━━━ DATA SHOWN

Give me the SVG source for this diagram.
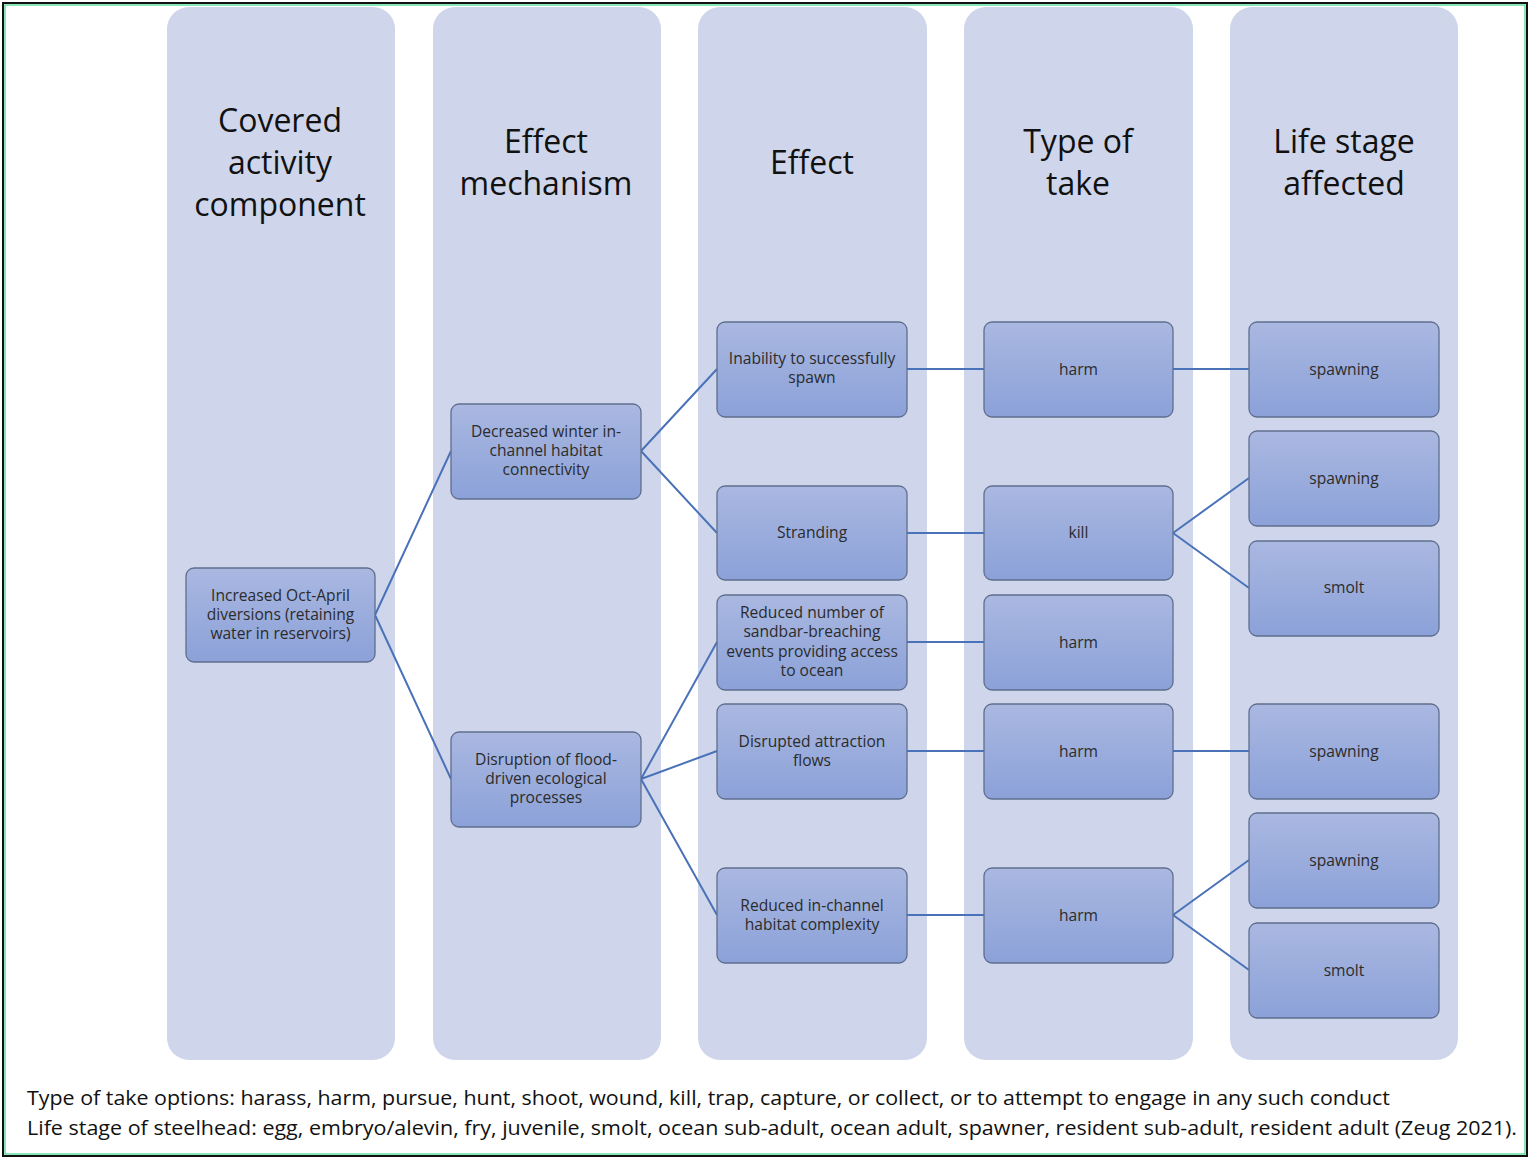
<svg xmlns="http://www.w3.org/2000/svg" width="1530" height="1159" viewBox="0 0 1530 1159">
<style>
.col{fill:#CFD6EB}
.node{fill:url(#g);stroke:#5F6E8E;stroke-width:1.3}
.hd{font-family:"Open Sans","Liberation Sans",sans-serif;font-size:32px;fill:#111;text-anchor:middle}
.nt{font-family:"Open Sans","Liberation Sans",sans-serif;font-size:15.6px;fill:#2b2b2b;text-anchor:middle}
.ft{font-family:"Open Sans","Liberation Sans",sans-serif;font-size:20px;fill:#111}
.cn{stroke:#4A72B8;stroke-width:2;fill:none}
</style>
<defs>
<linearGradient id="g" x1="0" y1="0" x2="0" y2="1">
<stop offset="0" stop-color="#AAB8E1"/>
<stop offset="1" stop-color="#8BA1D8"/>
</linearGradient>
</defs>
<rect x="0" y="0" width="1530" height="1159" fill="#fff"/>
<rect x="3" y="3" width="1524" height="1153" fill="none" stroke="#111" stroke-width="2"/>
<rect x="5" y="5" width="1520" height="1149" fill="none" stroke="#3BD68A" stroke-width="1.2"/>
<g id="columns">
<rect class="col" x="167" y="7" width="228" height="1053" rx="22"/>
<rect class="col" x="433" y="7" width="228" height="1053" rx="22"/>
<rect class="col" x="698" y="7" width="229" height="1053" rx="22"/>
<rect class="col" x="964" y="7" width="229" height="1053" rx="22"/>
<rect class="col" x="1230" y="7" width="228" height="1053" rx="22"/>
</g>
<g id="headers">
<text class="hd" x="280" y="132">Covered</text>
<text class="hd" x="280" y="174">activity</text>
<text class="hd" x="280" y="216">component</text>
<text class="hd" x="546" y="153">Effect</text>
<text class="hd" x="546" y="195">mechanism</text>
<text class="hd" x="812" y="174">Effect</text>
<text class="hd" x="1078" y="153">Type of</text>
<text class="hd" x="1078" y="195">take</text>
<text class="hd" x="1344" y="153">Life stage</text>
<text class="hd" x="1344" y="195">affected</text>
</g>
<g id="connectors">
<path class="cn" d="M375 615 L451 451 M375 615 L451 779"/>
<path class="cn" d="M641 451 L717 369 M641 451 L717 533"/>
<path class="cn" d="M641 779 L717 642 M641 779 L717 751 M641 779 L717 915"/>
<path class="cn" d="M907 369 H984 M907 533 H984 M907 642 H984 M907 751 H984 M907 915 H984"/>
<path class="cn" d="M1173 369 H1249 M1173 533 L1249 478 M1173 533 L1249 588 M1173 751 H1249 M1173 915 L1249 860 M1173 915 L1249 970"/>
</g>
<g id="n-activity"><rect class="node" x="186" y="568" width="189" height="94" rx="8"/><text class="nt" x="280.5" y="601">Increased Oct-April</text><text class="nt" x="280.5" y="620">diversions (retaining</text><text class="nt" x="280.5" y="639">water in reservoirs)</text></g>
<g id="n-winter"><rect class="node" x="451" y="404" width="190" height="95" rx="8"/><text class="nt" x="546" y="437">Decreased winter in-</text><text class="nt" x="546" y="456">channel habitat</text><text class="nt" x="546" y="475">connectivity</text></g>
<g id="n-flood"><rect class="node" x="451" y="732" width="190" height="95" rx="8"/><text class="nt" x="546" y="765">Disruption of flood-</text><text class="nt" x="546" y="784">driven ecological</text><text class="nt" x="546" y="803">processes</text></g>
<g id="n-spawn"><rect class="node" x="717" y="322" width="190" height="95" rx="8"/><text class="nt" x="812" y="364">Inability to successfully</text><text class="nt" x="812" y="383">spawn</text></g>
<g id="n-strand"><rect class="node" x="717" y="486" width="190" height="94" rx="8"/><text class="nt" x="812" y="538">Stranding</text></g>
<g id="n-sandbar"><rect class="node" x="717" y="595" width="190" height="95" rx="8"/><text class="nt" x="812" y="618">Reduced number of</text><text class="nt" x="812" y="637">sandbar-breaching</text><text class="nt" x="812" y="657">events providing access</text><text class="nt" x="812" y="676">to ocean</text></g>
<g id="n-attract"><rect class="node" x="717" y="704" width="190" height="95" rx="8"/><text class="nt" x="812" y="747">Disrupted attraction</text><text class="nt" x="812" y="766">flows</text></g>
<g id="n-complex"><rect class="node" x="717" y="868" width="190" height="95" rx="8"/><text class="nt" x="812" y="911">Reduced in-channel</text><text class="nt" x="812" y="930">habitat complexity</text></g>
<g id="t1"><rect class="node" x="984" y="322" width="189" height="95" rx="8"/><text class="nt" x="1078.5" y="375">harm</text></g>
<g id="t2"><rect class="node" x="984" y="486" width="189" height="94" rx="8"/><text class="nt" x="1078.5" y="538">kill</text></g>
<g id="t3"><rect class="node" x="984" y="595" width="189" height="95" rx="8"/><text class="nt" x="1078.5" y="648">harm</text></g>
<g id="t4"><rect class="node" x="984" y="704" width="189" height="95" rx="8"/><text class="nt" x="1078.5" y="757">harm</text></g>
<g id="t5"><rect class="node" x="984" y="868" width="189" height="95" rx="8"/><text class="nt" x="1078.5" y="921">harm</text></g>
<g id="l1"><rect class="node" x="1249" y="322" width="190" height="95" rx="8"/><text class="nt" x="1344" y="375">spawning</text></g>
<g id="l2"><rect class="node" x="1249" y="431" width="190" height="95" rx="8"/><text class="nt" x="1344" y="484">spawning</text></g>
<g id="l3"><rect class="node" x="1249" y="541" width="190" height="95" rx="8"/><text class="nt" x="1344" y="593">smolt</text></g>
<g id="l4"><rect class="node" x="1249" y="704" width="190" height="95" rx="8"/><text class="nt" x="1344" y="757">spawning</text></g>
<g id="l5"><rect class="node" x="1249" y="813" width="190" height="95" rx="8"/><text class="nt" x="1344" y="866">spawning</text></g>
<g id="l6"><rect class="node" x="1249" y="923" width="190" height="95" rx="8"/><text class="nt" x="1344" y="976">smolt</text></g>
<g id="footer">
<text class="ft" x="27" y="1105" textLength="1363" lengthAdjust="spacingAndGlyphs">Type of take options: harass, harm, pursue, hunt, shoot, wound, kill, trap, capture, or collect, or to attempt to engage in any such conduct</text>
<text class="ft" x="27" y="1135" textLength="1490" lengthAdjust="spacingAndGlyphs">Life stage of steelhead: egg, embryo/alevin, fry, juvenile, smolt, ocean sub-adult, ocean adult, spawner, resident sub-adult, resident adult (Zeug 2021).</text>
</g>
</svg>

━━━━━━
━━━ DATA SHOWN

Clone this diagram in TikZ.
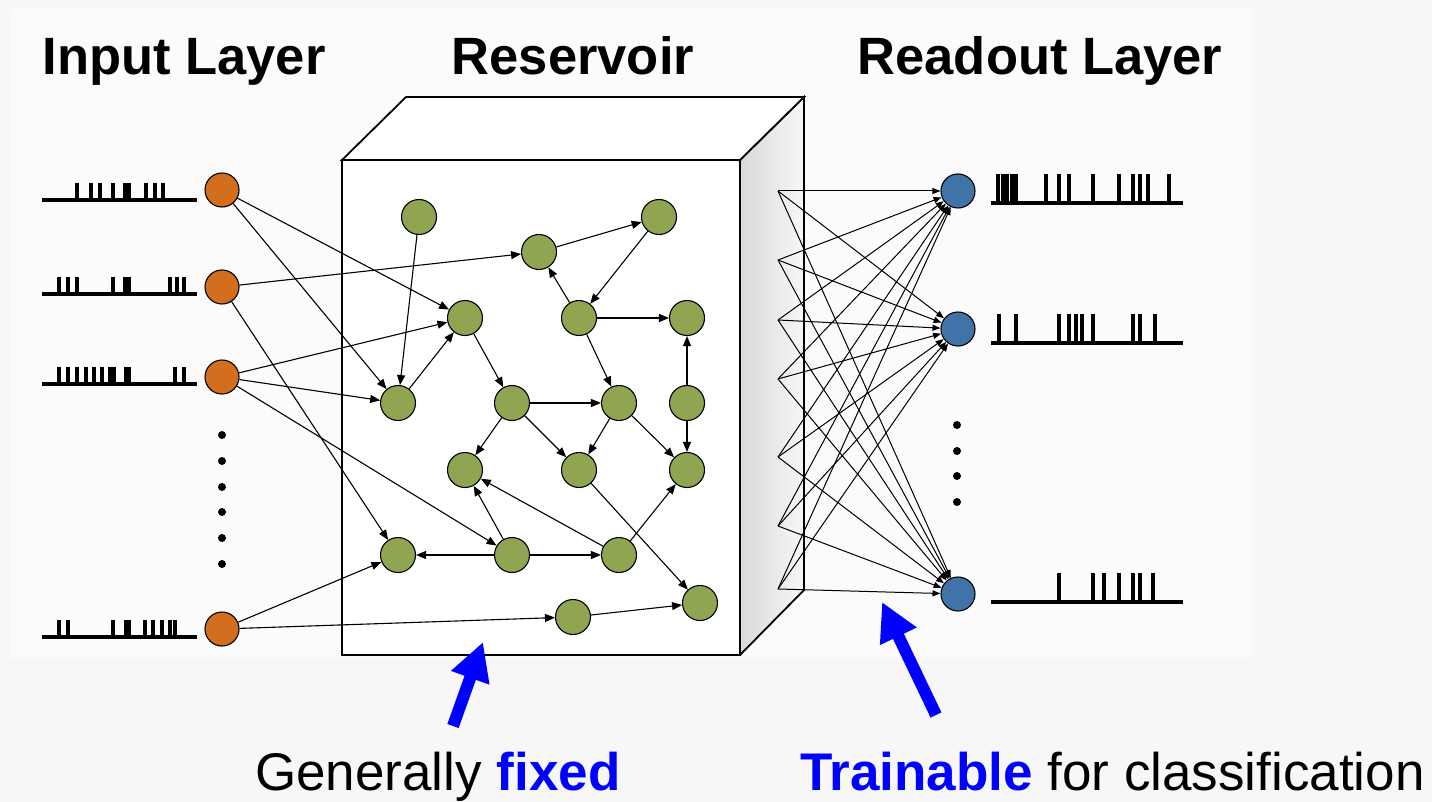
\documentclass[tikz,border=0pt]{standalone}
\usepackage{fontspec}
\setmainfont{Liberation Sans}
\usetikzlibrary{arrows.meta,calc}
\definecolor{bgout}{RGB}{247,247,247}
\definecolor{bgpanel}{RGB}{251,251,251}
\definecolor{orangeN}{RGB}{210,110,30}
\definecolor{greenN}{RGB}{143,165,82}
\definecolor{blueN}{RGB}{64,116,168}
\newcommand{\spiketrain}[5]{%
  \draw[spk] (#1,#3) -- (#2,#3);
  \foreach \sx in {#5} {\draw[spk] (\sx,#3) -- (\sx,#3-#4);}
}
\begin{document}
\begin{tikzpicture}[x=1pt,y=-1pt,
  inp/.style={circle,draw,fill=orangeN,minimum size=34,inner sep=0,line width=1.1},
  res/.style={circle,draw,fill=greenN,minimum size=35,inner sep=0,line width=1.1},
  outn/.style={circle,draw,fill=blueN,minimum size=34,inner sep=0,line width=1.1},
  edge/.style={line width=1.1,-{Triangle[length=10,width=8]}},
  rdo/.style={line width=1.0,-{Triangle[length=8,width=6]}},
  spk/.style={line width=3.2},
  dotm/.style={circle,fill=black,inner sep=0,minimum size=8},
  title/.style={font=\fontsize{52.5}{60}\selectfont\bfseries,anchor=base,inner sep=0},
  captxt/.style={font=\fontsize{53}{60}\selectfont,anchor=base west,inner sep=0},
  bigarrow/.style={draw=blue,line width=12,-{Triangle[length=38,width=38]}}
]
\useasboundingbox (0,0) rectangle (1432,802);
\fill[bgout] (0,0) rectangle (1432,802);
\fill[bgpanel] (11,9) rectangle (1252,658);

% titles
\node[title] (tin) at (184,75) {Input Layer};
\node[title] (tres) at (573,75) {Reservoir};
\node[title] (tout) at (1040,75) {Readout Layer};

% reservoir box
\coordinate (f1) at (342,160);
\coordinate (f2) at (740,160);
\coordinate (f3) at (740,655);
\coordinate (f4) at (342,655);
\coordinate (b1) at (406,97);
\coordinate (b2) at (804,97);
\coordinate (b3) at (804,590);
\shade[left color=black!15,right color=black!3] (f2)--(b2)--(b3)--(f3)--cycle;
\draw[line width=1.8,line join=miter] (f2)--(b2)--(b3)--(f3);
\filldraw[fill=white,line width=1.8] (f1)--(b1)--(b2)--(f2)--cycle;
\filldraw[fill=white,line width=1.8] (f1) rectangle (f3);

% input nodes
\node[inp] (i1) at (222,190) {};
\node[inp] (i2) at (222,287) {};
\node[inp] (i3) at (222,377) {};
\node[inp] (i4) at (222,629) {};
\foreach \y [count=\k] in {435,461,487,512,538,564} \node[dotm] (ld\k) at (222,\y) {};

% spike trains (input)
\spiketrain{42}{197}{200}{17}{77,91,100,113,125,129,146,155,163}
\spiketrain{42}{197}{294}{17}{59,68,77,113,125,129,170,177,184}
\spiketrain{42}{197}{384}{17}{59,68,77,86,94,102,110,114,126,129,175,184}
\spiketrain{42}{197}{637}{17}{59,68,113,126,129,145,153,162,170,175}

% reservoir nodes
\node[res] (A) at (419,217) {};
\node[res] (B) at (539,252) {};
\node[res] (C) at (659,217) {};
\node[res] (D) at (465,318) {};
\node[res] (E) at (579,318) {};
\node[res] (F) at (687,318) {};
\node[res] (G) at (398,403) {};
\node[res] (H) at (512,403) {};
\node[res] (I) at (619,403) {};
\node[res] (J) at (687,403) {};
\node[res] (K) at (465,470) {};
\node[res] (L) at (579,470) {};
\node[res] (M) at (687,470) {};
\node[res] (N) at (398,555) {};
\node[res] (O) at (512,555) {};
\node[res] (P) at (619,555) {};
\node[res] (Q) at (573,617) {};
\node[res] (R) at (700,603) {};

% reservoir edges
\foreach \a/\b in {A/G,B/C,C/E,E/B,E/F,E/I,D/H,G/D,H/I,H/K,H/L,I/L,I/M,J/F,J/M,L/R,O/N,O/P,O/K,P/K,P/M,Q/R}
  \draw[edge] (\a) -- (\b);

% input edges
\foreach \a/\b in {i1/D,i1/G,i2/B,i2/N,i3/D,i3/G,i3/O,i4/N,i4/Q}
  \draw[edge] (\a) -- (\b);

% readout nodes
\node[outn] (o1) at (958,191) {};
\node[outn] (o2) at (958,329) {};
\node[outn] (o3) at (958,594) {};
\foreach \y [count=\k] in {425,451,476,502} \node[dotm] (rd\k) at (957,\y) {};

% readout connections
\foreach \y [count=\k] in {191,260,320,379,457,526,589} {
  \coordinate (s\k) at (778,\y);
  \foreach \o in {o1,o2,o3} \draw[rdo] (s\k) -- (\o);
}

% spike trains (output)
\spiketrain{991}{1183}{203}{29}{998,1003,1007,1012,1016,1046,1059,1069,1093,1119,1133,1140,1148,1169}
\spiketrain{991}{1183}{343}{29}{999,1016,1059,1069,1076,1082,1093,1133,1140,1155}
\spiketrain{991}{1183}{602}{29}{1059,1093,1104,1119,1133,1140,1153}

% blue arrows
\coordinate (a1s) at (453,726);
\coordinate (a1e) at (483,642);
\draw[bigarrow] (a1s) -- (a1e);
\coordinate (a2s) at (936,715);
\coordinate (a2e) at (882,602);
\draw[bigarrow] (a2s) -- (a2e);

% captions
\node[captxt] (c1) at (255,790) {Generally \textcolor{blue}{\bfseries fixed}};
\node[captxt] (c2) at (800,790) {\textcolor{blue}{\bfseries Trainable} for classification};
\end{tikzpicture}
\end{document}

━━━━━━

_THE PROBLEM_
In the listing above, find the line containing "Clone this diagram in TikZ." and the line containing "(tout) at (1040,75)", then return both of them and every line between, exactly, without pictures.

_FINISHED EXERCISE_
Clone this diagram in TikZ.
\documentclass[tikz,border=0pt]{standalone}
\usepackage{fontspec}
\setmainfont{Liberation Sans}
\usetikzlibrary{arrows.meta,calc}
\definecolor{bgout}{RGB}{247,247,247}
\definecolor{bgpanel}{RGB}{251,251,251}
\definecolor{orangeN}{RGB}{210,110,30}
\definecolor{greenN}{RGB}{143,165,82}
\definecolor{blueN}{RGB}{64,116,168}
\newcommand{\spiketrain}[5]{%
  \draw[spk] (#1,#3) -- (#2,#3);
  \foreach \sx in {#5} {\draw[spk] (\sx,#3) -- (\sx,#3-#4);}
}
\begin{document}
\begin{tikzpicture}[x=1pt,y=-1pt,
  inp/.style={circle,draw,fill=orangeN,minimum size=34,inner sep=0,line width=1.1},
  res/.style={circle,draw,fill=greenN,minimum size=35,inner sep=0,line width=1.1},
  outn/.style={circle,draw,fill=blueN,minimum size=34,inner sep=0,line width=1.1},
  edge/.style={line width=1.1,-{Triangle[length=10,width=8]}},
  rdo/.style={line width=1.0,-{Triangle[length=8,width=6]}},
  spk/.style={line width=3.2},
  dotm/.style={circle,fill=black,inner sep=0,minimum size=8},
  title/.style={font=\fontsize{52.5}{60}\selectfont\bfseries,anchor=base,inner sep=0},
  captxt/.style={font=\fontsize{53}{60}\selectfont,anchor=base west,inner sep=0},
  bigarrow/.style={draw=blue,line width=12,-{Triangle[length=38,width=38]}}
]
\useasboundingbox (0,0) rectangle (1432,802);
\fill[bgout] (0,0) rectangle (1432,802);
\fill[bgpanel] (11,9) rectangle (1252,658);

% titles
\node[title] (tin) at (184,75) {Input Layer};
\node[title] (tres) at (573,75) {Reservoir};
\node[title] (tout) at (1040,75) {Readout Layer};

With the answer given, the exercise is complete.